All of these thoughts run through your head as you pull that head out from under an orange, hardware store apron and hop in to your car to do a shift at the shipping company. You've got this quick-change thing down to a science, even your oldest daughter would be proud of how fast you can swap outfits. The shipping job's at a warehouse across town, and you've got thirty minutes to be there for the afternoon shift; it only takes fifteen if you go through downtown, even with the stop lights.
But about twenty minutes into your second commute of the day, traffic isn't moving. In fact, you can hear angry horns ahead in the distance. All you can make out from where you are, is the occasional car ahead of you hopping a curb to take a side street.
After enough people manage to squirm their vehicles off the main road, you get close enough to see what's going on. And you're greeted with the naked ass of a man with unwashed-looking hair and a ratty beard, sitting astride the seat of an old bicycle. He's not alone either; he smiles as he passes and a gang of similar looking, though mostly clothed people pedal by on their bikes along with him.

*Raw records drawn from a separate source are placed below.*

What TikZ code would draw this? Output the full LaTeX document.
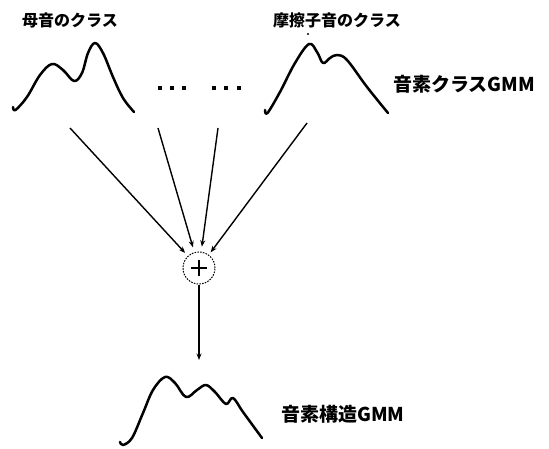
\documentclass[tikz,border=0pt]{standalone}
\usepackage{fontspec}
\newfontfamily\cjk{Noto Sans CJK JP}
\usetikzlibrary{arrows.meta}
\tikzset{
  lbl/.style={inner sep=0pt, font=\cjk\bfseries\fontsize{16}{16}\selectfont},
  gmm/.style={inner sep=0pt, anchor=west, font=\cjk\bfseries\fontsize{19}{19}\selectfont},
  curve/.style={line width=2.5pt, line cap=round, line join=round},
  conn/.style={line width=1.4pt, -{Stealth[length=6.5pt,width=5pt]}},
  sumnode/.style={circle, draw, line width=1pt, dash pattern=on 1.6pt off 1.2pt,
    minimum size=32pt, inner sep=0pt,
    path picture={\draw[solid, line width=2.3pt]
      ([xshift=-8pt]path picture bounding box.center) -- ([xshift=8pt]path picture bounding box.center)
      ([yshift=-7.5pt]path picture bounding box.center) -- ([yshift=7.5pt]path picture bounding box.center);}},
  dotmark/.style={fill=black, draw=none}
}
\begin{document}
\begin{tikzpicture}[x=1pt,y=-1pt]
\useasboundingbox (0,0) rectangle (549,449);
% labels
\node[lbl] (vowel) at (70,20) {母音のクラス};
\node[lbl] (fric) at (337,20) {摩擦子音のクラス};
\node[gmm] (classgmm) at (393,84) {音素クラスGMM};
\node[gmm] (structgmm) at (281,414) {音素構造GMM};
% stray dot
\fill (308,34) circle (1.1pt);
% curve 1
\draw[curve] plot[smooth, tension=0.6] coordinates {(13,107) (15.5,110) (27,97) (40,75) (52,64) (63,70) (74,81) (82,73) (88,53) (95,43) (103,53) (113,77) (123,98) (134,112)};
% curve 2
\draw[curve] plot[smooth, tension=0.6] coordinates {(265,110) (267.5,113) (280,92) (295,63) (309,44) (317,52) (323,63) (330,58) (337,55) (347,60) (367,87) (388,113)};
% curve 3
\draw[curve] plot[smooth, tension=0.6] coordinates {(120,442) (123,445) (132,438) (143,413) (153,390) (165,377) (175,383) (186,397) (197,390) (206,385) (215,392) (226,404) (233,398) (243,412) (262,438)};
% ellipsis dots
\foreach \x in {160,172,184,214,226,239} \fill[dotmark] (\x-2.3,85.7) rectangle (\x+2.3,90.3);
% sum node
\node[sumnode] (sum) at (199,268) {};
% arrow starts
\coordinate (s1) at (70,128);
\coordinate (s2) at (158,128);
\coordinate (s3) at (218,128);
\coordinate (s4) at (307,123);
\coordinate (out) at (199,360);
\draw[conn, shorten >=4pt] (s1) -- (sum);
\draw[conn, shorten >=5pt] (s2) -- (sum);
\draw[conn, shorten >=5pt] (s3) -- (sum);
\draw[conn, shorten >=3pt] (s4) -- (sum);
\draw[conn] (sum) -- (out);
\end{tikzpicture}
\end{document}
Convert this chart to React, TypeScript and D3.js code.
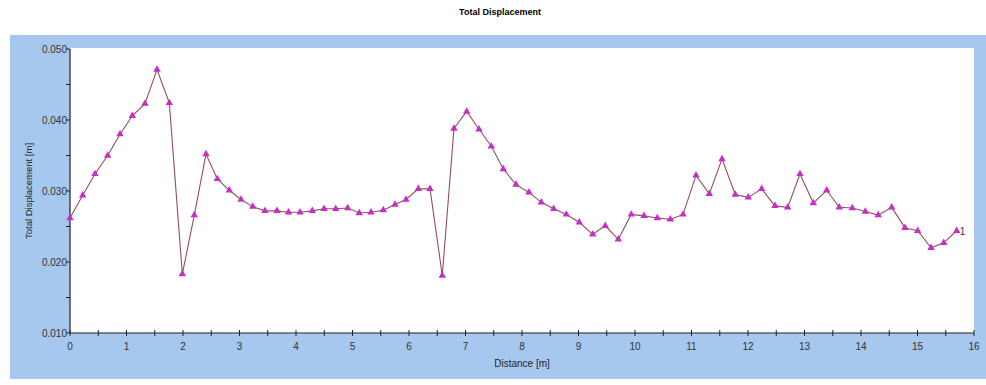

There must be hundreds of them. Mostly 20-40 years old and Caucasian, although the occasional minority is represented as well. Along with the occasional bare ass, you start noticing a feeling in your stomach that reminds you of being punched. The people on the bikes seem to be having a great time, but all you can think about is how you're going to be able to buy your daughter something, anything, for her birthday next week when you lose this job for which you're about to be late.
Critical Mass
If you've been fortunate enough to have avoided one of these nightmares, you either don't live in a big city, or you're just a lucky person in general. The events are held the last Friday of each month, by various individuals, for the express purpose of shutting down all traffic within a portion of the city.
Why?
Because cars are bad. Because the roads are crowded. But mainly because some spoiled urbanites have no perspective on or consideration for the lives of other people who just need to get somewhere, possibly important.
Recently in Brazil, another person had a similar experience to "Joe"at one of these events. Here's how it went:
Seems to have gone fine for him; for the protesters -- not so much.
The problem with Critical Mass is that their "protests" are, for a genuine lack of a better way to put it, fucking stupid. You can't effect positive, meaningful social change by enraging the people you're hoping to reach against you. You'd think that was simple, common sense, and it is, but here's where common sense fails: these events aren't truly about accomplishing anything other than stroking the egos of the dipshits who participate in them.
There's not a single valid argument to be had in favor of these demonstrations. You don't protest global warming by burning down a forest. You don't hold a meeting to discuss starving kids in Somalia at Golden Corral. You shouldn't beat the crap out of counter-protesters if you're running a peace rally. And, for Schwinn's sake, you don't protest the problem of our roads being congested like stage three pneumonia by turning yourself into human phlegm.
But that's what Critical Mass is doing, and that's precisely why these events aren't about anything other than the participants deriving the rare sense of satisfaction that comes from feeling smugly righteous and operating with (at least the illusion of) impunity-by-numbers.
Anyone who has read The 7 Habits of Highly Effective People can immediately see the flaws in this protest scheme, and that the participants have never learned to "begin with the end in mind". Then again, I strongly suspect none of them were ever required to read the book, given that any higher education they've had was most likely in a liberal arts major (on their parents' dime, no less). So let's reference a book many of them may have read, and one highly recommended by Glenn Beck: Saul Alinsky's "Rules for Radicals".
"To bring on this reformation requires that the organizer work inside the system"
Huh... who'd have fuckin' thought it? The best way to fix the problem with traffic would be to trade your spandex hotpants for slacks, and your slacktivism for a position at the City Manager's office. Now, these things require more effort than pedaling down Main during lunch hour, but people who actually do care about any issue (even one as completely trivial in the grand scheme of things as this), should be willing to make sacrifices to their busy schedules of sipping sangria and shopping at Ikea.
The point is, if you genuinely care about an issue, take a hint from Ghandi when he said "Be the change you want to see in this world, and not the change someone else will want to see hit by a car". (Close enough.) Instead of following this advice, Critical Mass events are devoted to being the problem they see in the world.
I have to state, for posterity, that I do not condone plowing your VW Jetta through a crowd of smug slacktivist assholes blocking traffic. And not just for posterity, but also because this article is being posted on a website filled with members who have hopped into vehicles and made 800 mile road trips just to punch other people in the mouth for something they've said.
Also, I'm sure there's a law on the books by now about enticing vehicular manslaughter over the Internet. And considering how much I strongly prefer the unidirectional use of a certain orifice, I think two paragraphs worth of text telling you bastards not to go out looking for spandex-wearing weenies to turn into brightly colored road goo are fairly important to include in this piece.
People-who-participate-in-Critical Mass-events: You are our Douchebag(s) of the Month.